While the use of prostaglandin F2α may be an easy way to induce estrus, it is not without considerable complications that are often not understood and which can result in failure. In order to successfully induce a timely estrus, it is therefore essential to be fully conversant with what structures are present on the mare’s ovaries at the time of treatment, and how large they are. It is of course equally essential to treat the mare in a manner suitable based upon those findings.
- For success, the mare cannot be in a state of anestrus (winter or otherwise), or still in transitional phase (i.e. prior to the first ovulation of the year), If she is, then prostaglandin fails to cause estrus;
- For prostaglandin F2α to induce estrus, there must be a fully functional CL present;
- This is generally achieved by making sure the previous ovulation occurred at least 6 days prior to treatment.
- There cannot have been a recent (<6 days), possibly undetected ovulation;
- Follicles – if present – should be <3cm in diameter (and preferably <2 cm);
- If the onset of estrus occurs rapidly, it is likely that ovulation will also occur rapidly.
- Teasing should be started the day of, or the day after, administration of prostaglandin F2α, with immediate breeding if a rapid onset of estrus is detected.
- If prostaglandin F2α is given to a mare with follicles >3 cm, the resulting pregnancy rate will be decreased.
Commercial brand-name prostaglandin F2α or prostaglandin F2α analogue products include:
Lutalyse (Pharmacia and Upjohn Company, Kalamazoo, MI)
Prostamate (Phoenix Pharmaceutical, Inc St. Joseph, MO)
Estrumate (Schering-Plough Corporation Kenilworth, NJ) – not labeled for use in horses.

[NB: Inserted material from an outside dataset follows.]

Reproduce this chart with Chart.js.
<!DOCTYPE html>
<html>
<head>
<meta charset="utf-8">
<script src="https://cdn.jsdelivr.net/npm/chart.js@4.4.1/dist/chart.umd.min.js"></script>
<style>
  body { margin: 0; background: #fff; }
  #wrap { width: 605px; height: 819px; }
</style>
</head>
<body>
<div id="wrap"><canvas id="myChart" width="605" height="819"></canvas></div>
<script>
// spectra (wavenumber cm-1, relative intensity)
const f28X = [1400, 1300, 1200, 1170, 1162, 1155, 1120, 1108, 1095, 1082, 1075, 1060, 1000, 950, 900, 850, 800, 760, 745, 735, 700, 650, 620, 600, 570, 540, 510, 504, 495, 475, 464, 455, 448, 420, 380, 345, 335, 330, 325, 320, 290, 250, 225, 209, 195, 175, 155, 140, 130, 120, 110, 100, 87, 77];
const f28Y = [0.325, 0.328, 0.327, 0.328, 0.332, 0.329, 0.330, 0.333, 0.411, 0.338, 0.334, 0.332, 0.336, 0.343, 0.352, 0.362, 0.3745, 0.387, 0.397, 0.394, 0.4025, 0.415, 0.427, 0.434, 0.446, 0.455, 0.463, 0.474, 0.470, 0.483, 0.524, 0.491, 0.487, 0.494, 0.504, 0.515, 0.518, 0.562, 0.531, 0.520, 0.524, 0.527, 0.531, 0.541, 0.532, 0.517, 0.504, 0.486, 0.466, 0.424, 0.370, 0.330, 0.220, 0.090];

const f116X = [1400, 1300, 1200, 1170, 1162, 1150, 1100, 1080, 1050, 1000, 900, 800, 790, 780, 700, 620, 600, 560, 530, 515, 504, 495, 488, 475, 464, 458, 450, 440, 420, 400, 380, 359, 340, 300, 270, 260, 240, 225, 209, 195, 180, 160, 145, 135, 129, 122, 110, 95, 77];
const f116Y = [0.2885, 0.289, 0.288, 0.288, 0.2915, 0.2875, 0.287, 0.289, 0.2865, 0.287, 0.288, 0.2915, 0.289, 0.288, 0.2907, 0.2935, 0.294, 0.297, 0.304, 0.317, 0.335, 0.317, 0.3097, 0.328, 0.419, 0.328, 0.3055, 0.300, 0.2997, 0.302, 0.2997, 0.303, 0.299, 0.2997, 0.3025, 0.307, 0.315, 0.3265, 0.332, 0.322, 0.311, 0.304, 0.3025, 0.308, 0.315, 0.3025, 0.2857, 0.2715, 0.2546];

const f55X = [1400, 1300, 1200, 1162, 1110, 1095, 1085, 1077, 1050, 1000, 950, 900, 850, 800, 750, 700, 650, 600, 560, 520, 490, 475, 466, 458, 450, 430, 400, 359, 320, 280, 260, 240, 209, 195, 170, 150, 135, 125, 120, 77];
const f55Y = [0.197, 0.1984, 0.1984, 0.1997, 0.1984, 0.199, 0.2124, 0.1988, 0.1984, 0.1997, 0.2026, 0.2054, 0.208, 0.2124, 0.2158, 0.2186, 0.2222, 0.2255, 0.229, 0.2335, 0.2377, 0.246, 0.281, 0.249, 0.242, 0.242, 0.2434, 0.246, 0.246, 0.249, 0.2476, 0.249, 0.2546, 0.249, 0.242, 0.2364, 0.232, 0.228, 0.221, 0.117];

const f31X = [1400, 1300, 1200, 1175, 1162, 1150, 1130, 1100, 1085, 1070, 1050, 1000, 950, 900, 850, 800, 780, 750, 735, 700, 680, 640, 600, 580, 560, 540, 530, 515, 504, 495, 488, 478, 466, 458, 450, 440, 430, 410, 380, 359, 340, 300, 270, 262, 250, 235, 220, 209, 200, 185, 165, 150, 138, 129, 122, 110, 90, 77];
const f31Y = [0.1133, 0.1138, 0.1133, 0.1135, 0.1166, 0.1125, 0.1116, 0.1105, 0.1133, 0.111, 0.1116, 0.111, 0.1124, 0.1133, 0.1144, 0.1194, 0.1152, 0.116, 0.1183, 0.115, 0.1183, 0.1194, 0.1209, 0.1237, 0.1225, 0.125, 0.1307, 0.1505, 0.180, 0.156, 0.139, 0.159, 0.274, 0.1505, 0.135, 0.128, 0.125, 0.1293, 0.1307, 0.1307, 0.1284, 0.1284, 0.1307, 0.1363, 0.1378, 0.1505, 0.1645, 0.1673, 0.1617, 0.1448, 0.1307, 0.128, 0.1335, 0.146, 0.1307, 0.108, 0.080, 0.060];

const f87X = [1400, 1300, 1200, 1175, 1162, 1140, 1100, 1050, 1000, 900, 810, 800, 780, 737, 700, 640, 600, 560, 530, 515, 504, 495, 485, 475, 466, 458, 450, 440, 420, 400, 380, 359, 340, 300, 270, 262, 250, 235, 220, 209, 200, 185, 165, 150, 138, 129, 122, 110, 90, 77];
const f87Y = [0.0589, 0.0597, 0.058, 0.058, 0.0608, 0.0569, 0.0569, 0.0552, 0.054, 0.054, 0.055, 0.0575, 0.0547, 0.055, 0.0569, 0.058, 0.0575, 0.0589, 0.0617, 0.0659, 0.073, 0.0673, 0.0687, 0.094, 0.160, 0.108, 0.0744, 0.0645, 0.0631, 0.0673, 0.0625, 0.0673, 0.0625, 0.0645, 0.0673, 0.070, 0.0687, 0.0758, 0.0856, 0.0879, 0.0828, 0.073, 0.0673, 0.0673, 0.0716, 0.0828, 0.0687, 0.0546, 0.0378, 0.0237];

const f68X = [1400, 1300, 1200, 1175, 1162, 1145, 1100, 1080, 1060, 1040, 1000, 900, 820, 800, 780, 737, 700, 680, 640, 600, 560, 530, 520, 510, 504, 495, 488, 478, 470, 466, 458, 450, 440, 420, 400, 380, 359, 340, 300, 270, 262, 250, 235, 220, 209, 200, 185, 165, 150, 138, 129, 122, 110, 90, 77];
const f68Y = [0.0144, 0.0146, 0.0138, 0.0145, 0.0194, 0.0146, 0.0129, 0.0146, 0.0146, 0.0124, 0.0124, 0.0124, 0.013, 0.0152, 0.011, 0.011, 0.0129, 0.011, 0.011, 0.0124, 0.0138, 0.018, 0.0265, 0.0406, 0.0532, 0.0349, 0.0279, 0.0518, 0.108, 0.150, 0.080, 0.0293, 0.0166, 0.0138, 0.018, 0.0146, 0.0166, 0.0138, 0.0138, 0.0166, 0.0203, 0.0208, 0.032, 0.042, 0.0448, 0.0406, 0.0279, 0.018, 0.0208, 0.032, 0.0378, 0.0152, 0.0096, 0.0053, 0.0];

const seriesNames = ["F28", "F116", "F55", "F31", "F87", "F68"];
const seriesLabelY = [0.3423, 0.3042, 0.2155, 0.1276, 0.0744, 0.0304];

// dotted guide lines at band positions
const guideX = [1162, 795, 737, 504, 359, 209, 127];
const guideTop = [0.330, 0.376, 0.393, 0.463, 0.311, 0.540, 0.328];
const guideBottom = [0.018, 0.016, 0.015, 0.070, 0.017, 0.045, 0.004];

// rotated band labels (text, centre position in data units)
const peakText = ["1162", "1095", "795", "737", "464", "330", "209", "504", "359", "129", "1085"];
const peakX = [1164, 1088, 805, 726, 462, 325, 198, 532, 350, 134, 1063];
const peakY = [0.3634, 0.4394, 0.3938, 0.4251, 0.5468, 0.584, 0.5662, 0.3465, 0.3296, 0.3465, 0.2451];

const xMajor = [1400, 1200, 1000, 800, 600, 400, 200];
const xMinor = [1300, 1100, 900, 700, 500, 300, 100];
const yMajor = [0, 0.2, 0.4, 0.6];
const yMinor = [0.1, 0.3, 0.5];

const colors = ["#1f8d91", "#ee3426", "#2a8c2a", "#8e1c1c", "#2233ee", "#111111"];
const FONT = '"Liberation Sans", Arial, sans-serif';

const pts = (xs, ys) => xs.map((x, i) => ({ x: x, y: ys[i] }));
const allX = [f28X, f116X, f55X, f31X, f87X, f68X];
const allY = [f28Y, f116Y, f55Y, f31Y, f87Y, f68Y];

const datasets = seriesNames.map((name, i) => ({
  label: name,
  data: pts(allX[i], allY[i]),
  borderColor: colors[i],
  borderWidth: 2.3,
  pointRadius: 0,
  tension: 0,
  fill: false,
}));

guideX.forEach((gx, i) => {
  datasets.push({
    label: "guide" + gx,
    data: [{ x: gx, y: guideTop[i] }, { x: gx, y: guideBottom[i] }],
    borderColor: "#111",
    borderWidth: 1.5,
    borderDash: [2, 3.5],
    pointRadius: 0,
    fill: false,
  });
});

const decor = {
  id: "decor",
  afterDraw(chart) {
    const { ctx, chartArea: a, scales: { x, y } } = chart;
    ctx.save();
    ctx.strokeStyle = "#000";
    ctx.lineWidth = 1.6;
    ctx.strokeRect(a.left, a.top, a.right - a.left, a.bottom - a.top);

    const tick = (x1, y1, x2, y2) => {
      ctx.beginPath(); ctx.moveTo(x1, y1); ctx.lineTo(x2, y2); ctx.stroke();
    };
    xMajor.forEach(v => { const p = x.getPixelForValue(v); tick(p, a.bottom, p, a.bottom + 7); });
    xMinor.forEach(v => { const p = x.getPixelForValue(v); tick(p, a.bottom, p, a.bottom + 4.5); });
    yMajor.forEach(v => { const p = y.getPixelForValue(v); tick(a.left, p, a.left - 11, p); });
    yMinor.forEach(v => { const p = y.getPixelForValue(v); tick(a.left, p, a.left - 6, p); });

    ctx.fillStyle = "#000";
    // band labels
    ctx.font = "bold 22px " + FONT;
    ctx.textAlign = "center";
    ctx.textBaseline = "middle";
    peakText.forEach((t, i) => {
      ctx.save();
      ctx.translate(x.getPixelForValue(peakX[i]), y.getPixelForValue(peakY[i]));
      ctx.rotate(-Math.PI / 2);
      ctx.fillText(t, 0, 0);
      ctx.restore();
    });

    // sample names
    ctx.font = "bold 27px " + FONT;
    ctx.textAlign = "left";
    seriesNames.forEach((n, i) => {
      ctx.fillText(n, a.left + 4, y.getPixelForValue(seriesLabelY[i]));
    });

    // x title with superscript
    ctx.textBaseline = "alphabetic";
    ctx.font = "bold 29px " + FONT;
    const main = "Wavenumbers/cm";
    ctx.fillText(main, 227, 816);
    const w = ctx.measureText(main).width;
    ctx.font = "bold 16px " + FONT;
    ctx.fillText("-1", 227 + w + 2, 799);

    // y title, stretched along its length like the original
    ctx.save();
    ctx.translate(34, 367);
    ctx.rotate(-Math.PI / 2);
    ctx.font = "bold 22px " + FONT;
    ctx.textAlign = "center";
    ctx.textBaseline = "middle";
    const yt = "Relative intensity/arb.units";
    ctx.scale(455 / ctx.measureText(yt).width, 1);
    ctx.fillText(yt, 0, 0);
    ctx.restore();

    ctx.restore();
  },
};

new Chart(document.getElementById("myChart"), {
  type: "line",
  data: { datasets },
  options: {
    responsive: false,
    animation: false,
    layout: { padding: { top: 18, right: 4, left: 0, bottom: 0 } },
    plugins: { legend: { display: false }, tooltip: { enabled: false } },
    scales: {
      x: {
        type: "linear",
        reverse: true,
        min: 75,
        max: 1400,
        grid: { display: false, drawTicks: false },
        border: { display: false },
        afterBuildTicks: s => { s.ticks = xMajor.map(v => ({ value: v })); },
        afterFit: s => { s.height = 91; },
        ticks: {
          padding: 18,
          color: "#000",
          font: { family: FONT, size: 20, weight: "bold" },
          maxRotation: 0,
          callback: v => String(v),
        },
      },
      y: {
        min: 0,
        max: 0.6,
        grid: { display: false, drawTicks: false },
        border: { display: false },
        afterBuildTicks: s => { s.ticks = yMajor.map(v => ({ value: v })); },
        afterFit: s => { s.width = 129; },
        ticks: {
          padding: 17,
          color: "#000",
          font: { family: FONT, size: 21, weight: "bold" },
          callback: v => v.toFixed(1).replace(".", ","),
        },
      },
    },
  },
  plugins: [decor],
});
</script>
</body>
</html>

1: Silvia WJ, Lewis GS, McCracken JA, Thatcher WW, Wilson JR. (1991) Review: hormonal regulation of uterine secretion of prostaglandin F2a during luteolysis in ruminants. Biol. Reprod.; 45:655-63
2: Douglas, RH, Ginther, OJ. 1976. Concentration of prostaglandin F in uterine venous plasma of anaesthetised mares during estrous cycle and early pregnancy. Prostaglandins; 11:251-60
3: Loy RG, Buell JR, Stevenson W, Hamm D. 1979. Sources of variation in response intervals after prostaglandin treatment in mares with functional corpora lutea. J Reprod. Fertil. Suppl.; 27:229-35
4: Kiefer BL, Roser JF, Evans JW, Neely DP, Pachero CA. 1979. Progesterone patterns observed with multiple injections of a PGF-2 alpha analogue in the cyclic mare. J Reprod. Fertil. Suppl.; 27:237-44
5: Personal observation
6: Lindenburg H, Koskinen E, Huhtinen M, Reilas T, Perttula H, Katila T. 2002. Influence of PG administration and follicle status on the number of conceptuses. Theriogenology 58, 571-574.